→ Work required
Copy every line of the following data that includes the string "this".

(Stored entries)
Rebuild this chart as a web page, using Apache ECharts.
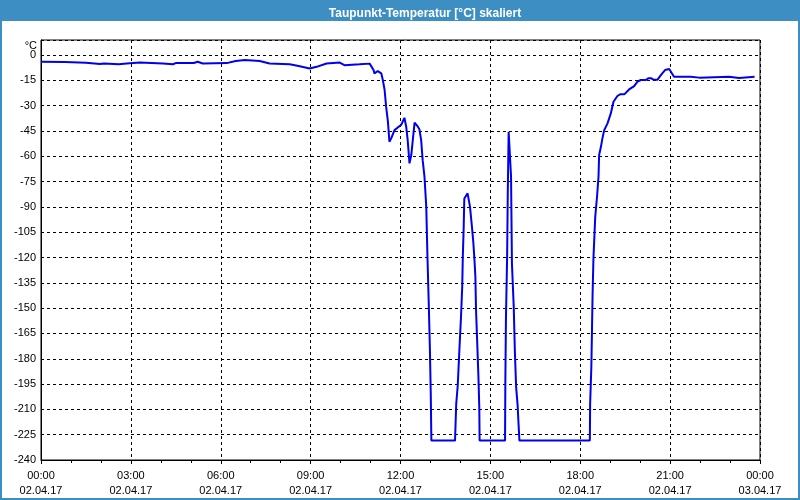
<!DOCTYPE html>
<html>
<head>
<meta charset="utf-8">
<script src="https://cdn.jsdelivr.net/npm/echarts@6/dist/echarts.min.js"></script>
<style>
html,body{margin:0;padding:0;background:#fff;}
#chart{width:800px;height:500px;}
</style>
</head>
<body>
<div id="chart"></div>
<script>
// time in hours since 02.04.17 00:00
const hours = [0,0.8,0.85,1.5,1.55,1.97,2.1,2.6,2.86,3.3,4.07,4.4,4.5,5.1,5.23,5.4,6.2,6.5,6.8,7.3,7.63,8.3,8.6,8.97,9.2,9.53,9.97,10.13,10.63,10.97,
11.1,11.13,11.24,11.3,11.36,11.41,11.47,11.52,11.58,11.63,11.69,11.8,11.91,12.02,12.13,12.19,12.24,12.3,12.36,12.41,12.47,12.58,12.63,12.69,12.74,12.8,12.86,12.9,12.94,12.98,13.01,13.03,
13.82,13.86,13.91,13.97,14.02,14.06,14.08,14.11,14.13,14.24,14.3,14.32,14.38,14.43,14.47,14.5,14.52,14.56,14.6,14.63,14.64,
15.49,15.5,15.52,15.56,15.58,15.61,15.66,15.69,15.72,15.78,15.82,15.86,15.91,15.94,15.97,
18.32,18.33,18.37,18.39,18.41,18.44,18.5,18.56,18.61,18.63,18.69,18.74,18.8,18.91,19.02,19.11,19.24,19.33,19.47,19.63,19.8,19.91,20.02,20.19,20.28,20.36,20.44,20.58,20.69,20.83,20.97,21.02,21.13,21.69,21.74,21.97,22.02,22.97,23.0,23.3,23.33,23.82];
const dewPoint = [-4,-4.2,-4.5,-4.6,-5.5,-5.3,-5,-5.5,-5,-4.5,-5,-5.5,-4.8,-4.7,-4,-5,-4.8,-3.5,-3,-3.5,-5,-5.5,-6.5,-8,-7,-5,-4.5,-6,-5.5,-5.1,
-8.9,-10.9,-9.5,-8.9,-10.9,-14.8,-20.8,-30.6,-39.5,-51.4,-49.4,-44.5,-42.9,-41.5,-37.2,-42.5,-50.4,-64.2,-59.3,-50.4,-40.1,-42.5,-44,-50.4,-62.3,-72,-90,-119.6,-145.3,-173,-200.6,-228.5,
-228.5,-206.7,-196,-173,-155,-137.5,-119.6,-101.8,-85,-82,-81,-90,-100.9,-110.8,-121.7,-131.5,-150.3,-170,-190,-208.7,-228.5,
-228.5,-193,-156,-118.7,-83,-45.5,-46.4,-72,-123.7,-149.4,-177,-196.8,-207.7,-218.6,-228.5,
-228.5,-206.7,-185,-165,-143.4,-120.6,-95.9,-84,-72,-59.3,-54.4,-49.4,-44.5,-40.5,-34.6,-27.7,-24.3,-23.3,-23.3,-20.4,-18.4,-15.8,-14.8,-14.8,-13.7,-13.7,-14.6,-14.6,-11.9,-8.9,-8.3,-9.3,-12.9,-12.9,-13.4,-13.4,-12.9,-12.9,-13.6,-13.6,-12.9,-12.9];
const timeLabels = ['00:00','03:00','06:00','09:00','12:00','15:00','18:00','21:00','00:00'];
const dateLabels = ['02.04.17','02.04.17','02.04.17','02.04.17','02.04.17','02.04.17','02.04.17','02.04.17','03.04.17'];
const titleText = 'Taupunkt-Temperatur [°C] skaliert';
const unitText = '°C';

const BLUE = '#3d8fc3';
const chart = echarts.init(document.getElementById('chart'), null, {renderer:'canvas'});
const font = 'Liberation Sans, Arial, sans-serif';
chart.setOption({
  animation:false,
  backgroundColor:'#ffffff',
  title:{text:titleText, left:420, top:3, textAlign:'center',
    textStyle:{color:'#fff', fontSize:12, fontWeight:'bold', fontFamily:font}},
  graphic:[
    {type:'rect', shape:{x:0,y:0,width:800,height:21}, style:{fill:BLUE}, z:-1},
    {type:'rect', shape:{x:0,y:0,width:2,height:500}, style:{fill:BLUE}, z:-1},
    {type:'rect', shape:{x:798,y:0,width:2,height:500}, style:{fill:BLUE}, z:-1},
    {type:'rect', shape:{x:0,y:498,width:800,height:2}, style:{fill:BLUE}, z:-1},
    {type:'text', x:37, y:46, style:{text:unitText, fill:'#000', font:'11px '+font, textAlign:'right', textVerticalAlign:'middle'}}
  ],
  grid:{left:41, right:40, top:40, bottom:40, show:true, borderColor:'#000', borderWidth:1, backgroundColor:'transparent'},
  xAxis:{type:'value', min:0, max:24, interval:3,
    axisLine:{show:true, onZero:false, lineStyle:{color:'#000', width:1}},
    axisTick:{show:true, length:4, lineStyle:{color:'#000'}},
    minorTick:{show:true, splitNumber:3, length:3, lineStyle:{color:'#000'}},
    splitLine:{show:true, lineStyle:{color:'#000', type:[3,3], width:1}},
    axisLabel:{margin:8, color:'#000', fontSize:11, fontFamily:font, lineHeight:15,
      formatter:function(v){const i=Math.round(v/3); return timeLabels[i]+'\n'+dateLabels[i];}}
  },
  yAxis:{type:'value', min:-240, max:8.9, interval:15,
    axisLine:{show:true, onZero:false, lineStyle:{color:'#000', width:1}},
    axisTick:{show:false},
    splitLine:{show:true, lineStyle:{color:'#000', type:[3,3], width:1}},
    axisLabel:{margin:5, color:'#000', fontSize:11, fontFamily:font, showMaxLabel:false,
      formatter:function(v){return (Math.abs(v%15)<1e-6)?String(v):'';}}
  },
  series:[{type:'line', data:hours.map((h,i)=>[h,dewPoint[i]]), showSymbol:false, symbol:'none',
    lineStyle:{color:'#0000ee', width:2}, z:5}]
});
</script>
</body>
</html>
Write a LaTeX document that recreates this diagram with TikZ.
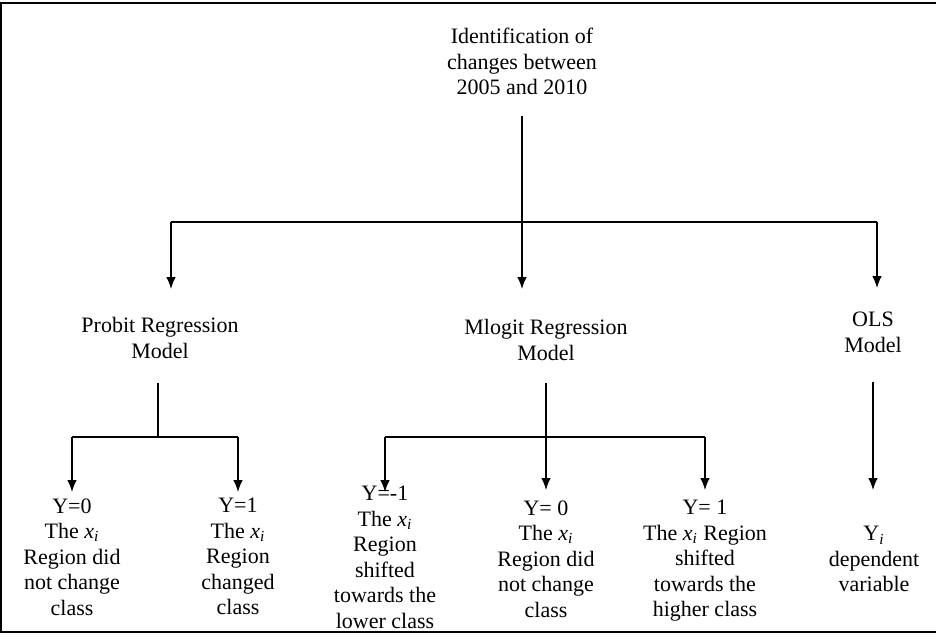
\documentclass[tikz,border=0pt]{standalone}
\usepackage{fontspec}
\setmainfont{Liberation Serif}
\usetikzlibrary{arrows.meta}
\newcommand{\xsub}{\textit{x}\textsubscript{\textit{i}}}
\begin{document}
\begin{tikzpicture}
	[x=0.5pt,y=-0.5pt,
	box/.style={align=center,inner sep=0pt,anchor=north,font=\fontsize{11}{12.75}\selectfont},
	wire/.style={line width=0.7pt},
	link/.style={->,line width=0.7pt},
	>={Latex[length=6pt,width=4.8pt]}]
	\useasboundingbox (0,0) rectangle (936,637);
	\draw[line width=1.2pt] (936,3) -- (1,3) -- (1,632) -- (936,632);
	\coordinate (row1) at (0,222);
	\coordinate (row3) at (0,437);
	\node[box,name=top] at (522,28) {Identification of\\changes between\\2005 and 2010};
	\node[box,name=probit] at (160,317) {Probit Regression\\Model};
	\node[box,name=mlogit] at (546,319) {Mlogit Regression\\Model};
	\node[box,name=ols] at (873,312) {OLS\\Model};
	\node[box,name=p0] at (72,498) {Y=0\\The \xsub\\Region did\\not change\\class};
	\node[box,name=p1] at (238,498) {Y=1\\The \xsub\\Region\\changed\\class};
	\node[box,name=m1] at (385,486) {Y=-1\\The \xsub\\Region\\shifted\\towards the\\lower class};
	\node[box,name=m0] at (546,500) {Y= 0\\The \xsub\\Region did\\not change\\class};
	\node[box,name=m2] at (705,500) {Y= 1\\The \xsub{} Region\\shifted\\towards the\\higher class};
	\node[box,name=yi] at (874,526) {Y\textsubscript{\textit{i}}\\dependent\\variable};
	\path (probit.north) ++(11,0) coordinate (probitIn);
	\path (mlogit.north) ++(-24,0) coordinate (mlogitIn);
	\path (ols.north) ++(4,0) coordinate (olsIn);
	\path (probit.south) ++(-2,0) coordinate (probitOut);
	% first level
	\draw[wire,shorten <=10pt] (top.south) -- (top.south |- row1);
	\draw[wire] (probitIn |- row1) -- (olsIn |- row1);
	\draw[link,shorten >=14pt] (probitIn |- row1) -- (probitIn);
	\draw[link,shorten >=15pt] (mlogitIn |- row1) -- (mlogitIn);
	\draw[link,shorten >=12pt] (olsIn |- row1) -- (olsIn);
	% second level
	\draw[line width=1.1pt,shorten <=12pt] (probitOut) -- (probitOut |- row3);
	\draw[wire] (p0 |- row3) -- (p1 |- row3);
	\draw[link,shorten >=3pt] (p0 |- row3) -- (p0.north);
	\draw[link,shorten >=3pt] (p1 |- row3) -- (p1.north);
	\draw[wire,shorten <=11pt] (mlogit.south) -- (mlogit.south |- row3);
	\draw[wire] (m1 |- row3) -- (m2 |- row3);
	\draw[link,shorten >=-3pt] (m1 |- row3) -- (m1.north);
	\draw[link,shorten >=5pt] (m0 |- row3) -- (m0.north);
	\draw[link,shorten >=5pt] (m2 |- row3) -- (m2.north);
	\draw[link,shorten <=14.5pt,shorten >=18pt] (ols.south) -- (ols.south |- yi.north);
\end{tikzpicture}
\end{document}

→ Exercise output
Rebuild this chart as a web page, using Apache ECharts.
Write a LaTeX document that recreates this diagram with TikZ.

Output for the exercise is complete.